Colway Rally was a quality horse, winning the Grade 2 Citation at Hollywood Park. As Julio got to know him, he realized the horse was one in a million in terms of temperament. He started letting him cool himself out after training by walking around the ring without any human interaction or equipment. Then, after he ran a race in the afternoon, Julio would have the horse’s equipment removed and allow him to walk back to his barn alongside a groom. It was a sight to behold. He raced competitively to the ripe old age of nine.
Julio was a rapscallion, but so lovable and fun-loving that it was hard to get and stay mad at him, even if he tried to take advantage of situations. He got in trouble with a messy divorce that voluntarily sent him to the sidelines, when Jenine Sahadi took over the reins. Then he really got in Dutch when an owner took him to task for robbing him on the sale of some horses.
I knew he was far from being a saint. One morning, when it was just me and Julio standing next to a horse in a stall at Santa Anita, he began musing to himself, literally forgetting who I was and my station in life as a racehorse owner.
“I need to make some money,” he said. Then he looked me square in the eye and said. “I really need to make $25,000 right now. I gotta buy a horse cheap and sell it right now to one of my owners for a $25,000 profit.”
Then, suddenly, as if to awaken from a stupor, he realized what he had said and to whom he had said it, and quickly switched gears, told a joke and skipped out. I could have skipped that moment in life.
But most of my other moments with Julio were filled with excitement, intrigue, laughter and adult pranks.

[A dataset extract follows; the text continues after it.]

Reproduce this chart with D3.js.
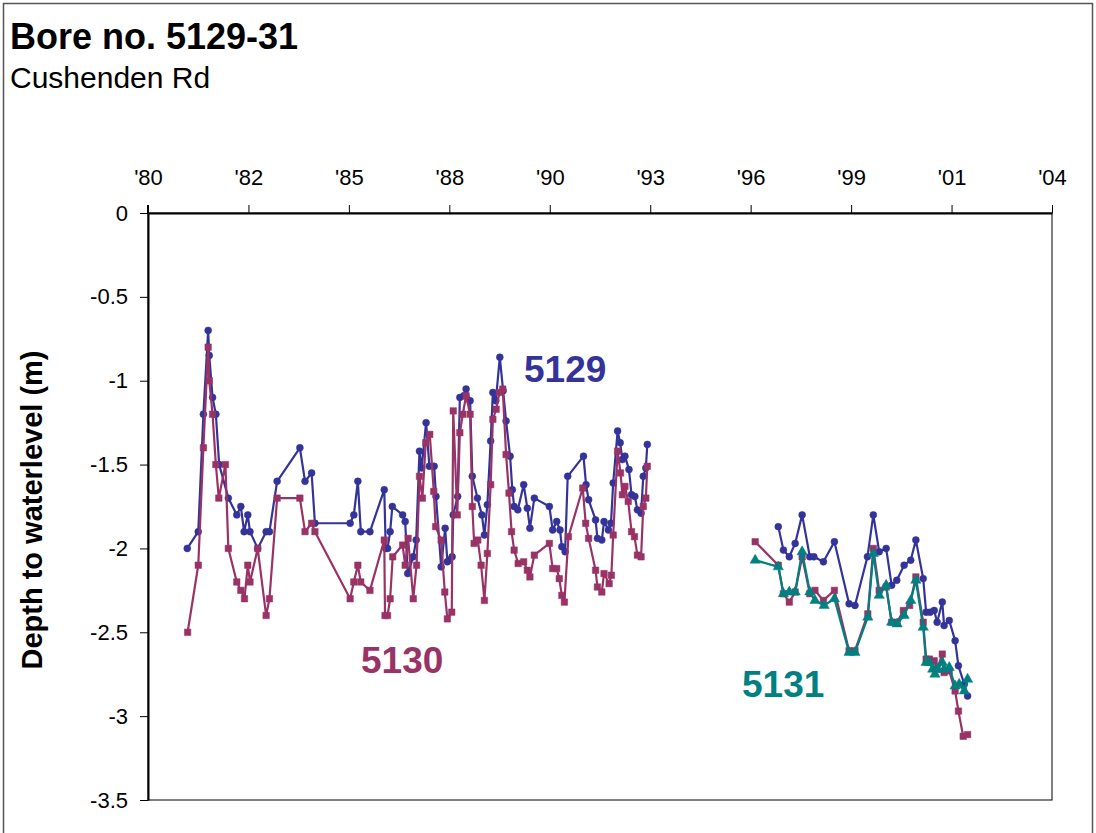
<!DOCTYPE html>
<html>
<head>
<meta charset="utf-8">
<script src="https://cdn.jsdelivr.net/npm/d3@7"></script>
<style>
  html, body { margin: 0; padding: 0; background: #fff; }
  svg { display: block; font-family: "Liberation Sans", Arial, sans-serif; }
</style>
</head>
<body>
<svg id="chart" width="1096" height="833"></svg>
<script>
// ---- Data (decimal year, depth to waterlevel in m); null = gap in record ----
const xTickLabels = ["'80", "'82", "'85", "'88", "'90", "'93", "'96", "'99", "'01", "'04"];
const yTickValues = [0, -0.5, -1, -1.5, -2, -2.5, -3, -3.5];

const bore5129 = [
  [1981.07,-2.00],[1981.37,-1.90],[1981.51,-1.20],[1981.64,-0.70],[1981.67,-0.85],[1981.76,-1.10],
  [1981.85,-1.20],[1981.94,-1.50],[1982.19,-1.70],[1982.42,-1.80],[1982.53,-1.75],[1982.62,-1.90],
  [1982.72,-1.80],[1982.78,-1.90],[1982.99,-2.00],[1983.22,-1.90],[1983.31,-1.90],[1983.52,-1.60],
  [1984.14,-1.40],[1984.28,-1.60],[1984.46,-1.55],[1984.55,-1.85],[1985.51,-1.85],[1985.61,-1.80],
  [1985.72,-1.60],[1985.80,-1.90],[1986.05,-1.90],[1986.44,-1.65],[1986.48,-2.00],[1986.53,-2.00],
  [1986.60,-1.90],[1986.66,-1.75],[1986.94,-1.80],[1987.01,-1.84],[1987.08,-2.15],[1987.23,-2.05],
  [1987.31,-1.95],[1987.40,-1.42],[1987.46,-1.52],[1987.58,-1.25],[1987.67,-1.51],[1987.80,-1.51],
  [1987.85,-1.69],[1987.99,-2.11],[1988.10,-1.88],[1988.16,-2.08],[1988.21,-2.07],[1988.29,-2.05],
  [1988.32,-1.80],[1988.44,-1.69],[1988.50,-1.10],[1988.61,-1.09],[1988.67,-1.05],[1988.78,-1.12],
  [1988.84,-1.57],[1988.98,-1.70],[1989.10,-1.80],[1989.17,-1.92],[1989.25,-1.74],[1989.34,-1.36],
  [1989.40,-1.07],[1989.48,-1.12],[1989.59,-0.86],[1989.68,-1.06],[1989.76,-1.24],[1989.87,-1.45],
  [1989.93,-1.65],[1989.98,-1.75],[1990.08,-1.77],[1990.24,-1.62],[1990.34,-1.76],[1990.41,-1.88],
  [1990.53,-1.70],[1990.94,-1.75],[1991.03,-1.89],[1991.14,-1.84],[1991.23,-1.89],[1991.28,-1.99],
  [1991.37,-2.02],[1991.44,-1.57],[1991.87,-1.45],[1991.94,-1.62],[1992.01,-1.71],[1992.20,-1.83],
  [1992.25,-1.94],[1992.37,-1.95],[1992.43,-1.84],[1992.55,-1.89],[1992.62,-1.85],[1992.68,-1.61],
  [1992.80,-1.30],[1992.87,-1.37],[1992.93,-1.47],[1993.00,-1.45],[1993.11,-1.53],[1993.18,-1.68],
  [1993.27,-1.69],[1993.34,-1.77],[1993.44,-1.79],[1993.50,-1.57],[1993.57,-1.52],[1993.61,-1.38],
  null,
  [1997.18,-1.87],[1997.32,-2.01],[1997.48,-2.05],[1997.64,-1.97],[1997.83,-1.80],[1998.04,-2.05],
  [1998.15,-2.05],[1998.41,-2.08],[1998.71,-1.96],[1999.11,-2.33],[1999.27,-2.34],[1999.61,-2.05],
  [1999.77,-1.80],[1999.93,-2.02],[2000.12,-2.00],[2000.27,-2.22],[2000.41,-2.19],[2000.61,-2.10],
  [2000.79,-2.07],[2000.93,-1.95],[2001.13,-2.18],[2001.21,-2.38],[2001.32,-2.38],[2001.43,-2.37],
  [2001.51,-2.44],[2001.65,-2.32],[2001.70,-2.46],[2001.84,-2.43],[2002.00,-2.55],[2002.09,-2.70],
  [2002.25,-2.81],[2002.34,-2.88]
];

const bore5130 = [
  [1981.08,-2.50],[1981.37,-2.10],[1981.51,-1.40],[1981.64,-0.80],[1981.67,-1.00],[1981.76,-1.20],
  [1981.85,-1.50],[1981.93,-1.70],[1982.11,-1.50],[1982.19,-2.00],[1982.42,-2.20],[1982.53,-2.25],
  [1982.63,-2.30],[1982.72,-2.10],[1982.78,-2.20],[1982.99,-2.00],[1983.22,-2.40],[1983.31,-2.30],
  [1983.52,-1.70],[1984.14,-1.70],[1984.28,-1.90],[1984.46,-1.85],[1984.55,-1.90],[1985.51,-2.30],
  [1985.61,-2.20],[1985.72,-2.10],[1985.80,-2.20],[1986.05,-2.25],[1986.44,-1.95],[1986.46,-2.40],
  [1986.53,-2.40],[1986.60,-2.30],[1986.67,-2.05],[1986.94,-1.98],[1987.01,-2.10],[1987.09,-1.94],
  [1987.23,-2.30],[1987.32,-2.10],[1987.40,-1.57],[1987.48,-1.70],[1987.57,-1.37],[1987.68,-1.32],
  [1987.79,-1.66],[1987.84,-1.87],[1987.99,-1.95],[1988.09,-2.26],[1988.16,-2.42],[1988.28,-2.38],
  [1988.32,-1.18],[1988.43,-1.80],[1988.50,-1.31],[1988.58,-1.20],[1988.67,-1.09],[1988.78,-1.20],
  [1988.84,-1.75],[1988.89,-1.97],[1988.99,-1.95],[1989.08,-2.10],[1989.17,-2.31],[1989.25,-2.03],
  [1989.34,-1.62],[1989.40,-1.23],[1989.49,-1.17],[1989.58,-1.07],[1989.67,-1.05],[1989.76,-1.44],
  [1989.84,-1.67],[1989.91,-1.90],[1989.98,-2.01],[1990.09,-2.09],[1990.24,-2.08],[1990.34,-2.13],
  [1990.41,-2.17],[1990.53,-2.04],[1990.94,-1.97],[1991.03,-2.12],[1991.14,-2.12],[1991.21,-2.18],
  [1991.28,-2.28],[1991.35,-2.32],[1991.46,-1.93],[1991.85,-1.64],[1991.93,-1.85],[1992.01,-1.94],
  [1992.20,-2.13],[1992.25,-2.23],[1992.37,-2.26],[1992.43,-2.15],[1992.57,-2.21],[1992.63,-2.16],
  [1992.68,-1.92],[1992.80,-1.42],[1992.88,-1.55],[1992.93,-1.68],[1993.00,-1.63],[1993.09,-1.72],
  [1993.18,-1.90],[1993.26,-1.93],[1993.34,-2.04],[1993.44,-2.05],[1993.50,-1.75],[1993.57,-1.70],
  [1993.61,-1.51],
  null,
  [1996.55,-1.96],[1997.18,-2.10],[1997.32,-2.27],[1997.48,-2.32],[1997.64,-2.26],[1997.83,-2.05],
  [1998.04,-2.27],[1998.18,-2.25],[1998.41,-2.31],[1998.71,-2.25],[1999.11,-2.61],[1999.27,-2.61],
  [1999.62,-2.39],[1999.77,-2.00],[1999.93,-2.25],[2000.12,-2.23],[2000.27,-2.44],[2000.42,-2.44],
  [2000.59,-2.37],[2000.76,-2.34],[2000.93,-2.17],[2001.13,-2.44],[2001.21,-2.66],[2001.30,-2.66],
  [2001.43,-2.67],[2001.51,-2.72],[2001.65,-2.63],[2001.70,-2.74],[2001.84,-2.73],[2002.00,-2.85],
  [2002.09,-2.97],[2002.22,-3.12],[2002.34,-3.11]
];

const bore5131 = [
  [1996.55,-2.07],[1997.18,-2.11],[1997.32,-2.27],[1997.48,-2.26],[1997.64,-2.26],[1997.83,-2.02],
  [1998.04,-2.26],[1998.18,-2.31],[1998.43,-2.34],[1998.71,-2.30],[1999.11,-2.62],[1999.27,-2.62],
  [1999.62,-2.41],[1999.77,-2.03],[1999.93,-2.28],[2000.12,-2.22],[2000.27,-2.44],[2000.42,-2.45],
  [2000.61,-2.40],[2000.79,-2.31],[2000.93,-2.19],[2001.13,-2.47],[2001.21,-2.68],[2001.30,-2.68],
  [2001.39,-2.72],[2001.45,-2.75],[2001.51,-2.72],[2001.65,-2.68],[2001.70,-2.72],[2001.84,-2.71],
  [2002.00,-2.82],[2002.11,-2.81],[2002.25,-2.85],[2002.34,-2.78]
];

// ---- Layout ----
const W = 1096, H = 833;
const plot = { left: 148, top: 213, right: 1052, bottom: 800 };
const startYear = 1980;
const tickStepYears = 1000 / 365.25;       // axis major unit: 1000 days
const endYear = startYear + 9 * tickStepYears;
const xTickValues = xTickLabels.map((_, i) => startYear + i * tickStepYears);

const colors = { b5129: "#333399", b5130: "#993366", b5131: "#008080" };

const svg = d3.select("#chart");
svg.append("rect").attr("width", W).attr("height", H).attr("fill", "#fff");
// outer chart border
svg.append("rect").attr("x", 3.5).attr("y", 3.5).attr("width", 1089).attr("height", 860)
  .attr("fill", "none").attr("stroke", "#555").attr("stroke-width", 1.5);

// titles
svg.append("text").attr("x", 10).attr("y", 49).attr("font-size", 36).attr("font-weight", "bold")
  .attr("fill", "#000").text("Bore no. 5129-31");
svg.append("text").attr("x", 10).attr("y", 88).attr("font-size", 30)
  .attr("fill", "#000").text("Cushenden Rd");

const x = d3.scaleLinear().domain([startYear, endYear]).range([plot.left, plot.right]);
const y = d3.scaleLinear().domain([0, -3.5]).range([plot.top, plot.bottom]);

// plot frame (right & bottom thin)
svg.append("rect").attr("x", plot.left).attr("y", plot.top)
  .attr("width", plot.right - plot.left).attr("height", plot.bottom - plot.top)
  .attr("fill", "none").attr("stroke", "#000").attr("stroke-width", 1);

// axes
const xAxis = d3.axisTop(x).tickValues(xTickValues).tickFormat((d, i) => xTickLabels[i])
  .tickSize(8).tickSizeOuter(0).tickPadding(20);
const gx = svg.append("g").attr("transform", `translate(0,${plot.top})`).call(xAxis);
gx.select(".domain").attr("stroke", "#000").attr("stroke-width", 2);
gx.selectAll(".tick line").attr("stroke", "#000").attr("stroke-width", 1);
gx.selectAll(".tick text").attr("font-size", 22).attr("font-family", "Liberation Sans, Arial, sans-serif").attr("fill", "#000");

const yAxis = d3.axisLeft(y).tickValues(yTickValues).tickFormat(d => String(d))
  .tickSize(8).tickSizeOuter(0).tickPadding(12);
const gy = svg.append("g").attr("transform", `translate(${plot.left},0)`).call(yAxis);
gy.select(".domain").attr("stroke", "#000").attr("stroke-width", 2);
gy.selectAll(".tick line").attr("stroke", "#000").attr("stroke-width", 1);
gy.selectAll(".tick text").attr("font-size", 22).attr("font-family", "Liberation Sans, Arial, sans-serif").attr("fill", "#000");

// '80 tick crosses the axis corner
svg.append("line").attr("x1", plot.left).attr("x2", plot.left).attr("y1", plot.top - 8).attr("y2", plot.top)
  .attr("stroke", "#000").attr("stroke-width", 2);

// y-axis title
svg.append("text").attr("transform", `translate(42,510) rotate(-90)`)
  .attr("text-anchor", "middle").attr("font-size", 29).attr("font-weight", "bold")
  .attr("fill", "#000").text("Depth to waterlevel (m)");

// series
const line = d3.line().defined(d => d !== null).x(d => x(d[0])).y(d => y(d[1]));
function drawSeries(data, color, symbolType, size) {
  svg.append("path").datum(data).attr("d", line).attr("fill", "none")
    .attr("stroke", color).attr("stroke-width", 2.2).attr("stroke-linejoin", "round");
  const sym = d3.symbol().type(symbolType).size(size);
  svg.append("g").selectAll("path").data(data.filter(d => d !== null)).join("path")
    .attr("transform", d => `translate(${x(d[0])},${y(d[1])})`)
    .attr("d", sym).attr("fill", color).attr("stroke", color).attr("stroke-width", 0.5);
}
drawSeries(bore5129, colors.b5129, d3.symbolCircle, 38);
drawSeries(bore5130, colors.b5130, d3.symbolSquare, 42);
drawSeries(bore5131, colors.b5131, d3.symbolTriangle, 46);

// series labels
const seriesLabels = [
  { text: "5129", x: 524, y: 382, color: colors.b5129 },
  { text: "5130", x: 361, y: 673, color: colors.b5130 },
  { text: "5131", x: 742, y: 697, color: colors.b5131 }
];
svg.append("g").selectAll("text").data(seriesLabels).join("text")
  .attr("x", d => d.x).attr("y", d => d.y).attr("fill", d => d.color)
  .attr("font-size", 37).attr("font-weight", "bold").text(d => d.text);
</script>
</body>
</html>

The one thing that sticks with me about Julio is he always either had something going or he was about to. He thrived at the racetrack. He knew everything that was going on from the backside to the front side, to the press box. When Julio revealed his latest gambit to enrich himself and provide action to his cohorts, everybody paid attention, because, even if the enterprise failed, the trip was well worth it.